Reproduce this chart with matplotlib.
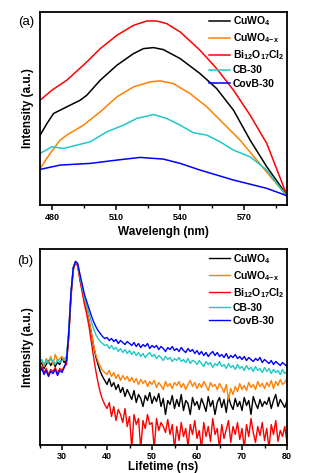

...

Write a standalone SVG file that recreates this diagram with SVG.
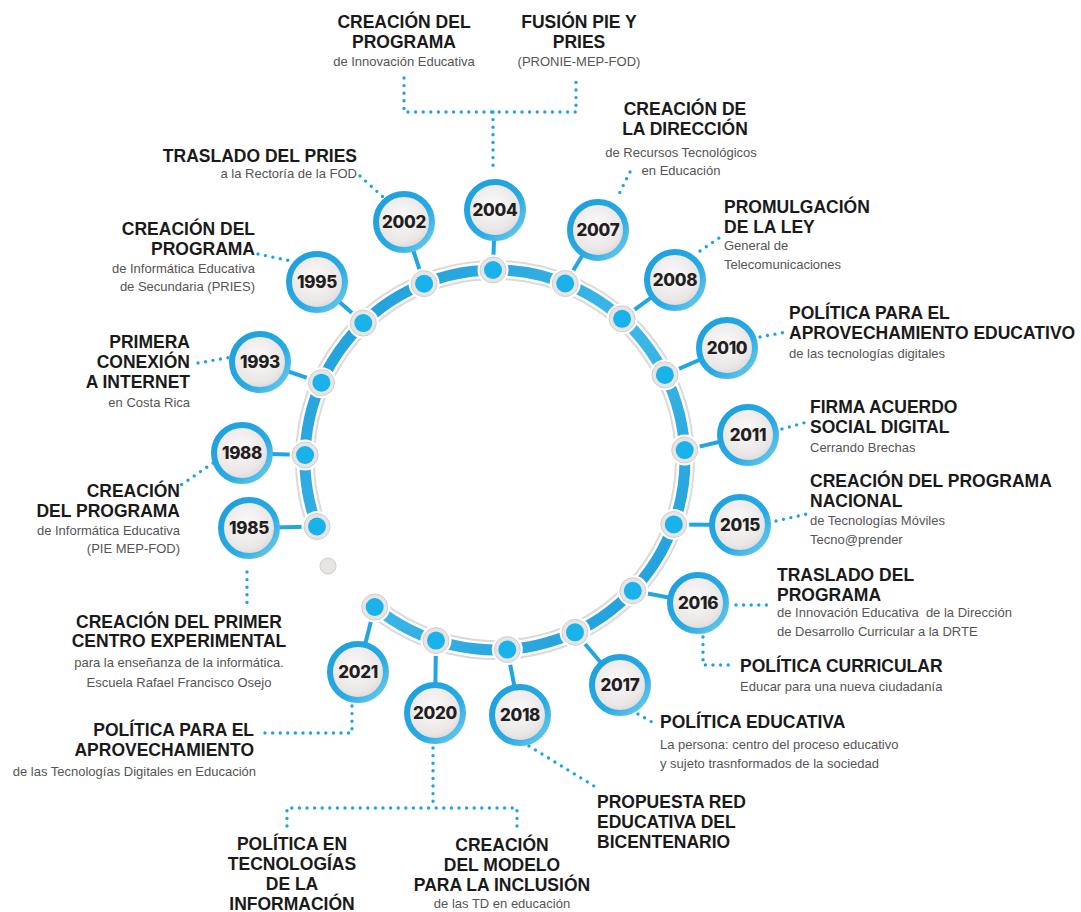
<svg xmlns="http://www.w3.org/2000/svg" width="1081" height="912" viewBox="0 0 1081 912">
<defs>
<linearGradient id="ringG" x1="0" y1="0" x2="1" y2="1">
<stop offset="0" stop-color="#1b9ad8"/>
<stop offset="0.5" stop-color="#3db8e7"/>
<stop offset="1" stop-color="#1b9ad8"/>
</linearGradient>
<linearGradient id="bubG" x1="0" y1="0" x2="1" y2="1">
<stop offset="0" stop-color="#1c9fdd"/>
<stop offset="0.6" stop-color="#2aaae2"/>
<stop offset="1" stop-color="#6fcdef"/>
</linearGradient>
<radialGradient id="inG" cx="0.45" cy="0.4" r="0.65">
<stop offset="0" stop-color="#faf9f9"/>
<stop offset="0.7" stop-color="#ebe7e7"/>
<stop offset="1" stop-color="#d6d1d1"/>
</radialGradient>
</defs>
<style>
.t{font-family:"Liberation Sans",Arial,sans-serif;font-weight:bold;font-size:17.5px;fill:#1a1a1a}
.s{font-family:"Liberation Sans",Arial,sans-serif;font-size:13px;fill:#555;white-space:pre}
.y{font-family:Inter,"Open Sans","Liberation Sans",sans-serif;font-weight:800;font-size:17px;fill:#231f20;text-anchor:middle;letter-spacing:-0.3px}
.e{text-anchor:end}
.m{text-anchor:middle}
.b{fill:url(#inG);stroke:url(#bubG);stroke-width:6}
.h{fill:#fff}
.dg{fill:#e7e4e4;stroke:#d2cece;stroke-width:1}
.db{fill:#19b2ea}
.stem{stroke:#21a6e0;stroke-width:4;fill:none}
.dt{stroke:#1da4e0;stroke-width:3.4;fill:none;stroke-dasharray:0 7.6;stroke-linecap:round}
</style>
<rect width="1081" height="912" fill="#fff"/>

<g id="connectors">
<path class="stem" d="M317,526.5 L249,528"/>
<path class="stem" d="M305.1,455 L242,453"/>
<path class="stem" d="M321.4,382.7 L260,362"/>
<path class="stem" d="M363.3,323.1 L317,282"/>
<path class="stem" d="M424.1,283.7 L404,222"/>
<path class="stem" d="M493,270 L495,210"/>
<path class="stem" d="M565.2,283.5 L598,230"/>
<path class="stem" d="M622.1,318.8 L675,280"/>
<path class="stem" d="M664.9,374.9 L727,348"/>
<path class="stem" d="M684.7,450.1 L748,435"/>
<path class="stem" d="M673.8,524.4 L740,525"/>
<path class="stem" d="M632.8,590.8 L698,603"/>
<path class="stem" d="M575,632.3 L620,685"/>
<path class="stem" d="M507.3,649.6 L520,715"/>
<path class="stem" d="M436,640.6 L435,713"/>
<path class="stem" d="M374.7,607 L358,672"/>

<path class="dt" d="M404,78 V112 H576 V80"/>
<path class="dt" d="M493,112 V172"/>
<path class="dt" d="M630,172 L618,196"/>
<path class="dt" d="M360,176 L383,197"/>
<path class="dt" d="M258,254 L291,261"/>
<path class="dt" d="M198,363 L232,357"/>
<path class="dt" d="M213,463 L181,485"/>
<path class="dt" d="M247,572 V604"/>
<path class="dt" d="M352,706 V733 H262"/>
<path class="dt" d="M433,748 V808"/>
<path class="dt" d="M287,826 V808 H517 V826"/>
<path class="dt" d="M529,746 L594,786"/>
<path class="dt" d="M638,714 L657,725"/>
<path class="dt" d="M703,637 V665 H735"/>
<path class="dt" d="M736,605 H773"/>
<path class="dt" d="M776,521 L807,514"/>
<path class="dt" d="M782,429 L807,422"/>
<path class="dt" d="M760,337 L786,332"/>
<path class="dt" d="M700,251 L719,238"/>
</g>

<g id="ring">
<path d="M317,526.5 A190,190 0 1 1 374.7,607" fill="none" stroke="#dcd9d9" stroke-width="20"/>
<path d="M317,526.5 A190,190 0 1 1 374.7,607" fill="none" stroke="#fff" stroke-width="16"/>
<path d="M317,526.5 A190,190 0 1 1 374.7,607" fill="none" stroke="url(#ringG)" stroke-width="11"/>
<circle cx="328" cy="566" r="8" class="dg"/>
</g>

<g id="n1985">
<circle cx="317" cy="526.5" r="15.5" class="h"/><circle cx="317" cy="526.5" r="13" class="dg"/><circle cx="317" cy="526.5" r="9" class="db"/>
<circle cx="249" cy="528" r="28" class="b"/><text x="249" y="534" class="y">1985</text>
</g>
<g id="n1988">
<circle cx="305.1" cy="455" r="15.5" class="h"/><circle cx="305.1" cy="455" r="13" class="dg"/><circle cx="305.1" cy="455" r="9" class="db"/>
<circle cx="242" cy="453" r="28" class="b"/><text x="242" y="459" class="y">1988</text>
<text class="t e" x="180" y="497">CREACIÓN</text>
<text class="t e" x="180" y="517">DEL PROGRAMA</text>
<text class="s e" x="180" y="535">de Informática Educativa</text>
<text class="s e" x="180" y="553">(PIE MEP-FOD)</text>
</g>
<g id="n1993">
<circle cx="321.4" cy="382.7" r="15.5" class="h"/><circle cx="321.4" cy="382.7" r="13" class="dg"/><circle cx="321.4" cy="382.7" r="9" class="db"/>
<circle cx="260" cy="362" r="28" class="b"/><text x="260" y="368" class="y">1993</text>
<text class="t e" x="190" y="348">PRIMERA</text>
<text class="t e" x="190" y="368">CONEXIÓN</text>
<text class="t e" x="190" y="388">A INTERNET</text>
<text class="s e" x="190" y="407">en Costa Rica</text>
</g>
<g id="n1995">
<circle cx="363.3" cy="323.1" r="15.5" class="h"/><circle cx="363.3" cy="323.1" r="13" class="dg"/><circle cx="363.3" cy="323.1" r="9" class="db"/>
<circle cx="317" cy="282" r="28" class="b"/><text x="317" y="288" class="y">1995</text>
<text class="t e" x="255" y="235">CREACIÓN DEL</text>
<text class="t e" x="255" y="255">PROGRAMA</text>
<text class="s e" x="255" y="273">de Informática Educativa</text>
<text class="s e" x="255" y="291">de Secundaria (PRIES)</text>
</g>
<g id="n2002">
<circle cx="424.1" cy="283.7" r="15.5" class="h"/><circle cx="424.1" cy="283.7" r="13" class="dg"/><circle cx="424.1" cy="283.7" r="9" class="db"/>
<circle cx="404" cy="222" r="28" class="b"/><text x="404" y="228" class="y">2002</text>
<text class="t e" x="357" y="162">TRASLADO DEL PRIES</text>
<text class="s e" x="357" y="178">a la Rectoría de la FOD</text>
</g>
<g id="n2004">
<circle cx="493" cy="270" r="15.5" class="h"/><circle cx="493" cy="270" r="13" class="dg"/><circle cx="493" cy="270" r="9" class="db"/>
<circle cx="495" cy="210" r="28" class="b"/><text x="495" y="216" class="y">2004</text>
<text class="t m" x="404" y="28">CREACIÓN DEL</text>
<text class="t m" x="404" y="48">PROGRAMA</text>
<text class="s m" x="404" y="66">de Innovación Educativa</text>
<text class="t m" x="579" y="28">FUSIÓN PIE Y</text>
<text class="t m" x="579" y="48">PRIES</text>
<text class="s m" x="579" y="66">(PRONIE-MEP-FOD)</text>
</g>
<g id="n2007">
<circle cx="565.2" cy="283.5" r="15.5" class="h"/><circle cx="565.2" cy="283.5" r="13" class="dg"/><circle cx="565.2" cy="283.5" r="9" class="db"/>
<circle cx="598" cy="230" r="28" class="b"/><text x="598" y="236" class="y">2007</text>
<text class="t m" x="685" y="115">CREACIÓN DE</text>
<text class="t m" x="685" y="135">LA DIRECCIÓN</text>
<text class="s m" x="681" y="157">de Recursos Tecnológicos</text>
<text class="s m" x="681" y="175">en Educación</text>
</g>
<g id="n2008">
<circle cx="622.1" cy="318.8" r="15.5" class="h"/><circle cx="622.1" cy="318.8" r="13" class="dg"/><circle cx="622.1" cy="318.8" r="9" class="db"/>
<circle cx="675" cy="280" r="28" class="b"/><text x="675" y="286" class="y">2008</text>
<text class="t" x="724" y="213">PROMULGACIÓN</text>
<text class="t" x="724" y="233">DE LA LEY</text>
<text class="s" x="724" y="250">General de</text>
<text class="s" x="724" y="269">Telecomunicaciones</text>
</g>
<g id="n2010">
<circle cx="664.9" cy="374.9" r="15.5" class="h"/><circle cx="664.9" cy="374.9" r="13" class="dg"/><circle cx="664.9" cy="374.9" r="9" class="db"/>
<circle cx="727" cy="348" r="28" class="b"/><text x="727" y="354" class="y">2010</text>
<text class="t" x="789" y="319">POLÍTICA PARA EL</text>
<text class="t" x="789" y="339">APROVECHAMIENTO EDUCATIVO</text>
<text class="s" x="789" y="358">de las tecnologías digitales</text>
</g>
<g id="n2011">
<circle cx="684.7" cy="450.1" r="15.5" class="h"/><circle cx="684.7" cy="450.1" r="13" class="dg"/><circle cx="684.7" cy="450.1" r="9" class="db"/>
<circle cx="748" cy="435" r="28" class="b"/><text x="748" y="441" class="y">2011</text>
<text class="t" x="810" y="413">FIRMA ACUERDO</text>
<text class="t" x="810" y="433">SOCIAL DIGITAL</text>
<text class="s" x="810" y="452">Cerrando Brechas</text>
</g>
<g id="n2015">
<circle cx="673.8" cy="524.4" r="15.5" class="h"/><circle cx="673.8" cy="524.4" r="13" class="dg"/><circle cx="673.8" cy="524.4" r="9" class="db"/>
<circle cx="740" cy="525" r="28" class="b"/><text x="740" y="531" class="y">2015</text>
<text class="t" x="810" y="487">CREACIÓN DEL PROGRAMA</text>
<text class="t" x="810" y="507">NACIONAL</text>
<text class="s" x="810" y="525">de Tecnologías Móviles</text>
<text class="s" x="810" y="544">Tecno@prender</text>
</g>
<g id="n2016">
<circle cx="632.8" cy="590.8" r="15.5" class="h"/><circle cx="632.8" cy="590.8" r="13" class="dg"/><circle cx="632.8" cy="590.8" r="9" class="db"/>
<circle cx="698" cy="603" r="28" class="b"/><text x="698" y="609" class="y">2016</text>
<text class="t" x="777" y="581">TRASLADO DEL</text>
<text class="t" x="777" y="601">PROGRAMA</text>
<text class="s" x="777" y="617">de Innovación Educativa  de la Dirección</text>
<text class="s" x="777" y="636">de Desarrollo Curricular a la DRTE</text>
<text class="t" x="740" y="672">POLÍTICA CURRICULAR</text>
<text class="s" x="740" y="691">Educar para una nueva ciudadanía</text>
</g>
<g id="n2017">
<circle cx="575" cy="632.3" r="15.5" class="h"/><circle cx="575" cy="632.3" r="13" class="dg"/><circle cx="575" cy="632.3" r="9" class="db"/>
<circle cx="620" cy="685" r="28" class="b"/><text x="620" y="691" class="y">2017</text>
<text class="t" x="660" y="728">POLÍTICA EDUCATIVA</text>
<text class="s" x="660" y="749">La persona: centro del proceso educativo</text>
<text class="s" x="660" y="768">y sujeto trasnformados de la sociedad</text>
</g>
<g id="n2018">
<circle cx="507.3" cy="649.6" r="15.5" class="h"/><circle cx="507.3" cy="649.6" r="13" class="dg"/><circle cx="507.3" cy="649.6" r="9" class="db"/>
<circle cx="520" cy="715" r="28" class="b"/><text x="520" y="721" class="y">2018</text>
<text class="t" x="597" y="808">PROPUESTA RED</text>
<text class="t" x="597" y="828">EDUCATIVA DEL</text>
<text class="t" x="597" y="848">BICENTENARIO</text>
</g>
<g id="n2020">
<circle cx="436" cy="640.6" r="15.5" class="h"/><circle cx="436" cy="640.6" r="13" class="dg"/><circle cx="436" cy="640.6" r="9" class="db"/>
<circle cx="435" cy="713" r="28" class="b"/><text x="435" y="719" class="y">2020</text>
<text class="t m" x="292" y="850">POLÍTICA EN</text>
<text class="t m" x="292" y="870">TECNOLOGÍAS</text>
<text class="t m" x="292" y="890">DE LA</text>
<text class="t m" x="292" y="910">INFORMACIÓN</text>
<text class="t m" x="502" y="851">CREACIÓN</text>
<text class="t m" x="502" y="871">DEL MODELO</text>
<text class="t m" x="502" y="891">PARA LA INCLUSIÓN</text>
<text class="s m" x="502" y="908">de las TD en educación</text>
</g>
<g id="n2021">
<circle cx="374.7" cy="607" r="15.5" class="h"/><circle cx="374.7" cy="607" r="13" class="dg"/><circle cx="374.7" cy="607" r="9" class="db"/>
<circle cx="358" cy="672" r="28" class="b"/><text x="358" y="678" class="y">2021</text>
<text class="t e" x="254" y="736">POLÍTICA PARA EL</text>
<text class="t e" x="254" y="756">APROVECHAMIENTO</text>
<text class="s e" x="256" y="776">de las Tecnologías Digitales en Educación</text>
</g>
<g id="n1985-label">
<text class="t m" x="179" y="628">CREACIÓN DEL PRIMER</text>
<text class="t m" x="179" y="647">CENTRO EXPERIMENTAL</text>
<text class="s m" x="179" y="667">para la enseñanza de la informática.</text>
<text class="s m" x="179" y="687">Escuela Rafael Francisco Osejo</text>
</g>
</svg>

● Challenge:
Check each line of the material above for "with" and say how many lines contain it, giving the number alone.

● Exercise result:
2